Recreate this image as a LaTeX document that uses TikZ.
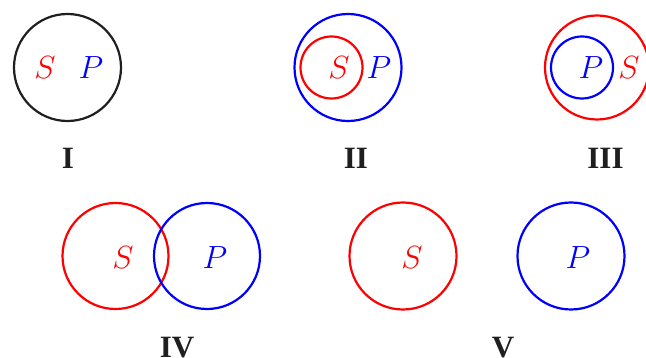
\documentclass[tikz,border=0pt]{standalone}
\usepackage{fontspec}
\newfontfamily\labelfont{Liberation Serif}
\newcommand{\bigmath}[1]{\scalebox{1.29}{$#1$}}
\begin{document}
\begin{tikzpicture}[x=1pt,y=-1pt,
  ring/.style={circle,draw,line width=2.2pt,inner sep=0pt,minimum size=#1},
  letter/.style={inner sep=0pt,font=\Huge},
  roman/.style={inner sep=0pt,font=\labelfont\bfseries\fontsize{31}{36}\selectfont}]
\useasboundingbox (0,0) rectangle (646,358);
\begin{scope}
\clip (0,0) rectangle (646,358);
% I
\node[ring=107pt,draw=black!88] (c1) at (67.5,67.5) {};
\node[letter,text=red] (s1) at (45,68) {\bigmath{S}};
\node[letter,text=blue] (p1) at (91,68) {\bigmath{P}};
\node[roman,text=black!88] (l1) at (68,158.5) {I};
% II
\node[ring=107pt,draw=blue] (c2b) at (348,67.5) {};
\node[ring=62pt,draw=red] (c2r) at (331.5,67.5) {};
\node[letter,text=red] (s2) at (339,68) {\bigmath{S}};
\node[letter,text=blue] (p2) at (379,68) {\bigmath{P}};
\node[roman,text=black!88] (l2) at (356,158.5) {II};
% III
\node[ring=104pt,draw=red] (c3r) at (597,67.5) {};
\node[ring=62pt,draw=blue] (c3b) at (582,67.5) {};
\node[letter,text=blue] (p3) at (591,68) {\bigmath{P}};
\node[letter,text=red] (s3) at (629,68) {\bigmath{S}};
\node[roman,text=black!88] (l3) at (605.5,158.5) {III};
% IV
\node[ring=106pt,draw=red] (c4r) at (115.5,256) {};
\node[ring=106pt,draw=blue] (c4b) at (207,256) {};
\node[letter,text=red] (s4) at (123,258) {\bigmath{S}};
\node[letter,text=blue] (p4) at (215,258) {\bigmath{P}};
\node[roman,text=black!88] (l4) at (177,348) {IV};
% V
\node[ring=107pt,draw=red] (c5r) at (403,256) {};
\node[ring=107pt,draw=blue] (c5b) at (571,256) {};
\node[letter,text=red] (s5) at (412,258) {\bigmath{S}};
\node[letter,text=blue] (p5) at (578,258) {\bigmath{P}};
\node[roman,text=black!88] (l5) at (503,348) {V};
\end{scope}
\end{tikzpicture}
\end{document}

* * *

> _Exercise_: Leave the images out, please, and restate each line word for word.

> _Result for this exercise_:
Recreate this image as a LaTeX document that uses TikZ.
\documentclass[tikz,border=0pt]{standalone}
\usepackage{fontspec}
\newfontfamily\labelfont{Liberation Serif}
\newcommand{\bigmath}[1]{\scalebox{1.29}{$#1$}}
\begin{document}
\begin{tikzpicture}[x=1pt,y=-1pt,
  ring/.style={circle,draw,line width=2.2pt,inner sep=0pt,minimum size=#1},
  letter/.style={inner sep=0pt,font=\Huge},
  roman/.style={inner sep=0pt,font=\labelfont\bfseries\fontsize{31}{36}\selectfont}]
\useasboundingbox (0,0) rectangle (646,358);
\begin{scope}
\clip (0,0) rectangle (646,358);
% I
\node[ring=107pt,draw=black!88] (c1) at (67.5,67.5) {};
\node[letter,text=red] (s1) at (45,68) {\bigmath{S}};
\node[letter,text=blue] (p1) at (91,68) {\bigmath{P}};
\node[roman,text=black!88] (l1) at (68,158.5) {I};
% II
\node[ring=107pt,draw=blue] (c2b) at (348,67.5) {};
\node[ring=62pt,draw=red] (c2r) at (331.5,67.5) {};
\node[letter,text=red] (s2) at (339,68) {\bigmath{S}};
\node[letter,text=blue] (p2) at (379,68) {\bigmath{P}};
\node[roman,text=black!88] (l2) at (356,158.5) {II};
% III
\node[ring=104pt,draw=red] (c3r) at (597,67.5) {};
\node[ring=62pt,draw=blue] (c3b) at (582,67.5) {};
\node[letter,text=blue] (p3) at (591,68) {\bigmath{P}};
\node[letter,text=red] (s3) at (629,68) {\bigmath{S}};
\node[roman,text=black!88] (l3) at (605.5,158.5) {III};
% IV
\node[ring=106pt,draw=red] (c4r) at (115.5,256) {};
\node[ring=106pt,draw=blue] (c4b) at (207,256) {};
\node[letter,text=red] (s4) at (123,258) {\bigmath{S}};
\node[letter,text=blue] (p4) at (215,258) {\bigmath{P}};
\node[roman,text=black!88] (l4) at (177,348) {IV};
% V
\node[ring=107pt,draw=red] (c5r) at (403,256) {};
\node[ring=107pt,draw=blue] (c5b) at (571,256) {};
\node[letter,text=red] (s5) at (412,258) {\bigmath{S}};
\node[letter,text=blue] (p5) at (578,258) {\bigmath{P}};
\node[roman,text=black!88] (l5) at (503,348) {V};
\end{scope}
\end{tikzpicture}
\end{document}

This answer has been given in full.